Court records show that James Mosqueda, 51, was given a commercial trucker's license despite a criminal record that included convictions for heroin possession and burglary.
Mosqueda also cleared an FBI criminal history check and an intelligence review from the U.S. Transportation Security Administration to drive a tanker filled with hazardous materials despite regulations that can disqualify applicants with multiple convictions.
"It's reprehensible," said Assemblyman Pedro Nava of Santa Barbara, California, who chairs both the Assembly Transportation Committee and the Joint Committee on Emergency Services and Homeland Security. "Someone with that record has no business driving hazardous materials on our highways."
The elevated section of highway that funnels traffic from the Bay Bridge to a number of key freeways was destroyed early Sunday after flames from the overturned gasoline truck caused part of that overpass to buckle and collapse onto a roadway below.
Free public transportation eased traffic one day after the fiery wreck, but Tuesday's return of regular-priced transit will be the real test for what lies ahead during the long repairs.
Tuesday morning rush-hour traffic moved slowly, but gridlock had yet to materialize. Transportation officials anticipate more severe delays in the afternoon when East Bay commuters returning home from San Francisco are forced to detour to avoid the collapsed overpass.
An initial investigation revealed that the truck may have been speeding, but drugs and alcohol were not suspected as factors in the crash, CHP Officer Trent Cross said.
Mosqueda had recently renewed his commercial driver's license and his driving record was free of any crashes or violations before Sunday, according to the California Department of Motor Vehicles.
After the crash, Mosqueda wandered more than a mile (1.6 kilometer) through darkened streets in Oakland with second-degree burns to a gas station and hailed a cab to take him to the emergency room, according to police and the taxi driver.

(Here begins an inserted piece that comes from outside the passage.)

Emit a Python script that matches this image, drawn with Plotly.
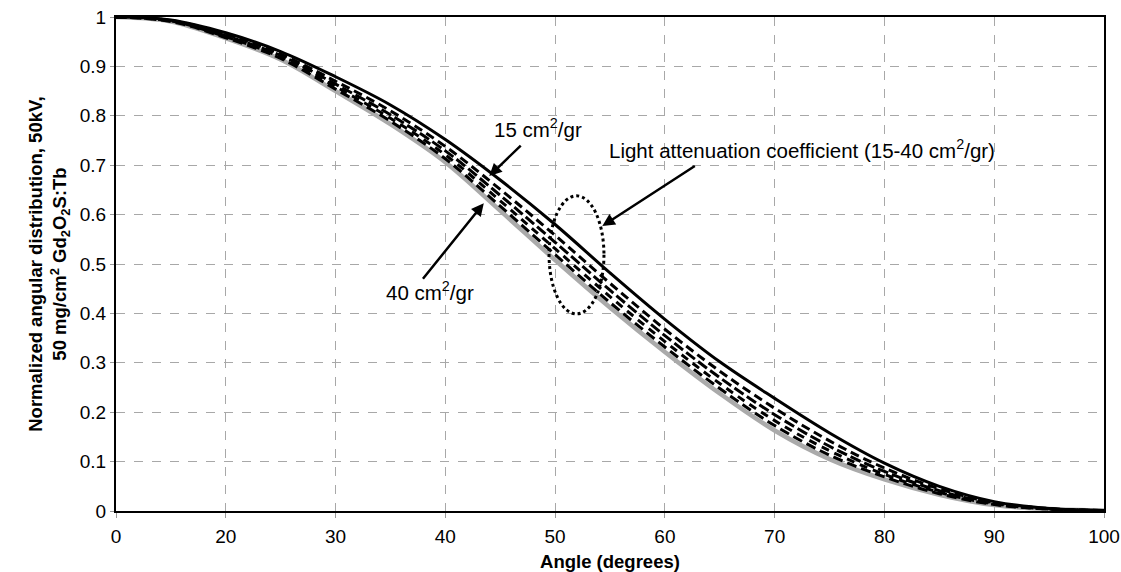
import plotly.graph_objects as go

# axis positions (label "0" sits at position 10 on this chart's axis)
angle_pos = [10, 15, 20, 25, 30, 35, 40, 45, 50, 55, 60, 65, 70, 75, 80, 85, 90, 95, 100]
tick_vals = [10, 20, 30, 40, 50, 60, 70, 80, 90, 100]
tick_text = ["0", "20", "30", "40", "50", "60", "70", "80", "90", "100"]

coef_15 = [1.000, 0.994, 0.968, 0.930, 0.879, 0.822, 0.752, 0.670, 0.580, 0.482, 0.388, 0.302, 0.228, 0.158, 0.097, 0.050, 0.019, 0.005, 0.001]
coef_20 = [1.000, 0.993, 0.965, 0.925, 0.870, 0.810, 0.738, 0.651, 0.558, 0.461, 0.368, 0.283, 0.208, 0.142, 0.087, 0.045, 0.017, 0.005, 0.001]
coef_25 = [1.000, 0.993, 0.962, 0.922, 0.864, 0.802, 0.729, 0.639, 0.544, 0.447, 0.355, 0.270, 0.195, 0.131, 0.080, 0.041, 0.015, 0.004, 0.001]
coef_30 = [1.000, 0.992, 0.960, 0.919, 0.859, 0.795, 0.721, 0.628, 0.531, 0.434, 0.343, 0.258, 0.183, 0.122, 0.074, 0.038, 0.014, 0.004, 0.001]
coef_35 = [1.000, 0.991, 0.958, 0.916, 0.854, 0.789, 0.713, 0.617, 0.519, 0.422, 0.332, 0.248, 0.173, 0.113, 0.069, 0.035, 0.013, 0.004, 0.001]
coef_40 = [1.000, 0.991, 0.957, 0.914, 0.850, 0.783, 0.706, 0.608, 0.508, 0.412, 0.322, 0.238, 0.163, 0.105, 0.064, 0.033, 0.012, 0.004, 0.001]

FONT = "Liberation Sans, Arial, sans-serif"

fig = go.Figure()
fig.add_trace(go.Scatter(x=angle_pos, y=coef_40, mode="lines", line=dict(color="#aaaaaa", width=4.5, shape="spline"), name="40"))
for ys, dsh in zip([coef_35, coef_30, coef_25, coef_20], ["10px,5px", "8px,6px", "11px,4px", "9px,5px"]):
    fig.add_trace(go.Scatter(x=angle_pos, y=ys, mode="lines",
                             line=dict(color="black", width=3, dash=dsh, shape="spline")))
fig.add_trace(go.Scatter(x=angle_pos, y=coef_15, mode="lines", line=dict(color="black", width=3, shape="spline"), name="15"))

# dotted ellipse
fig.add_shape(type="circle", xref="x", yref="y", x0=49.45, x1=54.45, y0=0.399, y1=0.638,
              line=dict(color="black", width=3, dash="dot"))

ann_font = dict(family=FONT, size=20.5, color="black")
fig.add_annotation(x=48.4, y=0.775, text="15 cm<sup>2</sup>/gr", showarrow=False, font=ann_font)
fig.add_annotation(x=38.6, y=0.445, text="40 cm<sup>2</sup>/gr", showarrow=False, font=ann_font)
fig.add_annotation(x=72.5, y=0.733, text="Light attenuation coefficient (15-40 cm<sup>2</sup>/gr)", showarrow=False, font=ann_font)
arrow = dict(showarrow=True, text="", arrowhead=2, arrowsize=1, arrowwidth=2.5, arrowcolor="black")
fig.add_annotation(x=44.0, y=0.678, ax=33, ay=-32, **arrow)
fig.add_annotation(x=43.5, y=0.623, ax=-62, ay=77, **arrow)
fig.add_annotation(x=54.3, y=0.577, ax=94, ay=-61, **arrow)

fig.update_layout(
    width=1121, height=572,
    margin=dict(l=116, r=17, t=17, b=61),
    paper_bgcolor="white", plot_bgcolor="white",
    showlegend=False,
    font=dict(family=FONT, size=19, color="black"),
)
fig.update_xaxes(range=[10, 100], tickvals=tick_vals, ticktext=tick_text,
                 showline=True, linecolor="black", linewidth=2, mirror=True,
                 showgrid=True, gridcolor="#a8a8a8", gridwidth=1, griddash="dash",
                 ticks="outside", ticklen=5, tickcolor="#999999", zeroline=False,
                 tickfont=dict(size=19), ticklabelstandoff=2, ticklabeloverflow="allow",
                 automargin=False,
                 title=dict(text="<b>Angle (degrees)</b>", font=dict(size=18.5), standoff=11))
fig.update_yaxes(range=[0, 1], tickvals=[0, 0.1, 0.2, 0.3, 0.4, 0.5, 0.6, 0.7, 0.8, 0.9, 1],
                 ticktext=["0", "0.1", "0.2", "0.3", "0.4", "0.5", "0.6", "0.7", "0.8", "0.9", "1"],
                 showline=True, linecolor="black", linewidth=2, mirror=True,
                 showgrid=True, gridcolor="#a8a8a8", gridwidth=1, griddash="dash",
                 ticks="outside", ticklen=4, tickcolor="#999999", zeroline=False,
                 tickfont=dict(size=19), automargin=False,
                 title=dict(text="<b>Normalized angular distribution, 50kV,<br>50 mg/cm<sup>2</sup> Gd<sub>2</sub>O<sub>2</sub>S:Tb</b>",
                            font=dict(size=18.5), standoff=8))

fig.write_html("out.html")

While crews sifted through the wreckage, some scientists were studying linkages between the freeway collapse and how the World Trade Center came down on Sept. 11, 2001.
The structural failures appear similar, said David McCallen, division leader in nonproliferation, homeland and international security at the Lawrence Livermore National Laboratory.
The steel supporting the overpass turned pliable after the gasoline-fed fire below reached temperatures up to 2,000 degrees (1,093 Celsius) - more than four times as hot as the hottest conventional home oven.
Crews finished hauling away charred debris Monday night and engineers prepared for reconstruction, which could take two to three months.